Do mesmo modo tem sido entendimento pacífico da jurisprudência que o art. 145º, nº 5, do Código de Processo Civil se aplica apenas aos prazos de natureza processual ou judicial e não aos prazos de natureza substantiva.

E como ainda não há processo antes da apresentação da petição inicial de impugnação judicial, logo, «não sendo o prazo de dedução da impugnação um prazo de natureza processual» forçoso é concluir que não se lhe aplique o nº 5 do artigo 145º do Código de Processo Civil - cfr. o Acórdão do Supremo Tribunal Administrativo de 22/9/2010, proc nº 269/10 e também, no mesmo sentido, entre outros, os Acórdãos de 30/01/2013, procº 951/12, de 28/11/12, procº 571/12, de 16/05/12, procº. 291/12, de 14/3/2007, proc nº 831/06; 30/5/2007, proc nº 238/07; 16/4/2008, proc nº 77/08; 29/10/2008, proc nº 458/08; e 7/9/2011, proc nº 677/10. todos in www.dgsi.pt.

Acresce que o artº 20º, nº 1 do Código de Procedimento e Processo Tributário refere, de forma expressa, que os prazos do procedimento tributário e de impugnação judicial se contam nos termos do artigo 279.º do Código Civil.
Trata-se de uma regra já contida no art. 49º, nº 2, do CPT.
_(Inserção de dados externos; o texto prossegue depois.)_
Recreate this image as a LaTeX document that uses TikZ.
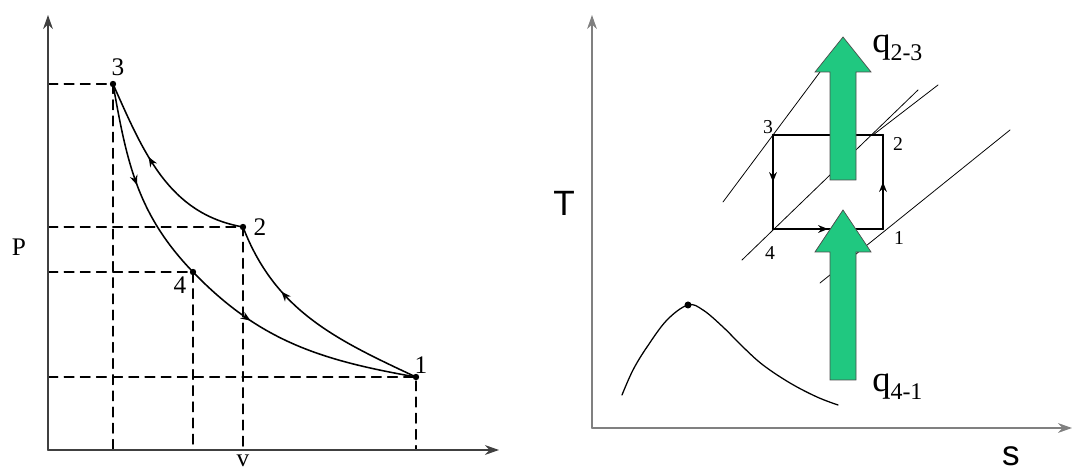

E se é certo que no regime da LPTA, havia sintonia entre a forma de contagem dos prazos de impugnação judicial e de interposição de recurso contencioso de actos anuláveis, pois a este também era aplicável o regime previsto no art. 279º do CC (art. 28.º, n.º 2, daquela Lei), actualmente, o regime de contagem do prazo de impugnação judicial é diferente do regime de contagem do prazos para propositura de acção administrativa especial para impugnação de actos anuláveis, pois a estes é aplicável o regime previsto no art.º 144º do CPC, por remissão do nº 3 do art. 58º do CPTA (Cf. Código de Procedimento e Processo Tributário anotado de Jorge Lopes de Sousa, 6ª ed., vol. I, pag 272.).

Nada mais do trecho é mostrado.